Two tickets are shaping up to contest this year’s Sydney University Law Society (SULS) executive elections, headed by presidential hopefuls Isaac Morgan and Amer Nasr.
Morgan’s ticket will be made up of Dasha Moskalenko, Dean Psihoyos, Shanshan Guo, Adam Herman, Wendy Hu, Sophia Semmler, Calvin Kwong, Oscar Alcock, Emma Kench, Anna Ritchie, Bruno Masquelin, and Dane Luo with two more members to be decided.
Despite both Morgan and Nasr publicly committing to including students who have previously been unengaged with SULS on their tickets, Morgan’s ticket is entirely made up of members of this year’s executive or its subcommittees. A source has told Honi that they believed Morgan’s ticket represents the law school “clique”, with the senior executive positions largely being made up of personal friends of Morgan and Hu.
Nasr has only confirmed two of the 15 positions on his ticket, filled by 2018 Equity Officer Deaundre Espejo for Vice-President (Social Justice) and Miriam Shendroff for Secretary. Rumours suggest they will be joined by Publications Officer Jeffrey Khoo, and SRC Electoral Officer Casper Lu, who withdrew from the presidential race. Nominations close Thursday 17 October.
Nasr comes into the race with far less experience in SULS, having only been a student at the Law School for the past year. He has been a member of the SULS Treasury Subcommittee this year – a relatively minor position within the society. Morgan is the only presidential candidate to hold an executive position, having been the 2018 Sports Officer.
Both candidates were able to make their pitch to voters and potential running mates at a presidential debate held last Wednesday. The debate largely reaffirmed that both candidates’ positions were nominally very similar: both expressed regret about SULS “clique-y” nature, both would seek to keep SULS apolitical, both liked to constantly name drop current members of the executive.
However, when asked whether the candidates would use the Executive’s powers to change the SULS by-laws, Morgan said he would only do so if in an emergency and Nasr that he would “look into it”. Nasr also stated he would seek to use this year’s SULS budget surplus to fund new scholarships, a move Morgan criticised as unrealistic, given the money is not recurring and not large enough to be able to support many substantial scholarships.
Both candidates also come into the election with some electoral experience. Nasr has previously campaigned for former Treasurer Joe Hockey. Morgan has not been previously been involved in campus or federal politics, except for supporting Spark in the 2016 SULS election.
SULS elections operate differently to most USU society executive elections as candidates for the executive must run as part of a ticket, with affirmative action requirements dictating half of those candidates be non-cis men.

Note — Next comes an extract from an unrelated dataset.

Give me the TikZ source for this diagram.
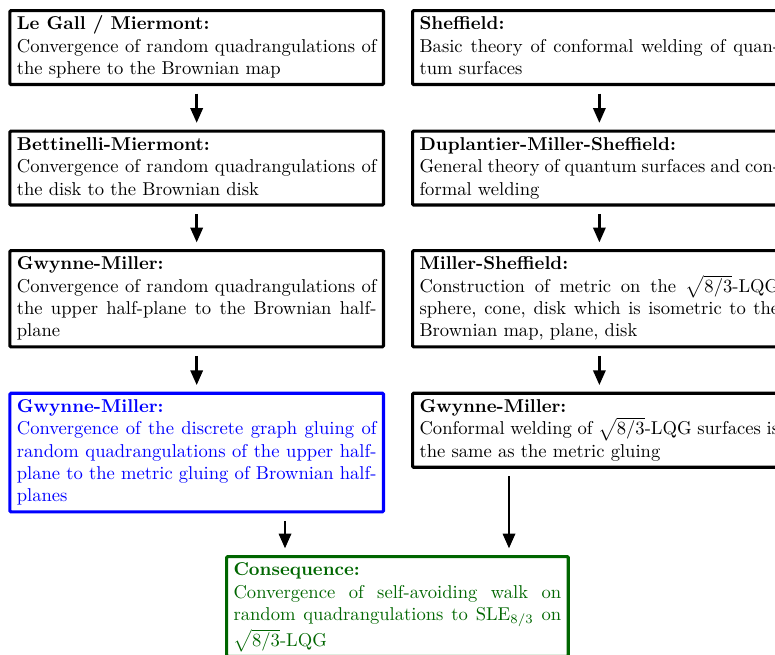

This will be the first contested SULS election since the society passed requirements that meant that only presidential candidates who published an Expression of Interest could nominate. In 2017 and 2018 only one presidential candidate did so, meaning they could choose their executive as they wished.
Though the reforms are meant to make ticket formation public and transparent, this still largely makes it behind closed doors, and hands significant power to presidential candidates to pick their tickets alone.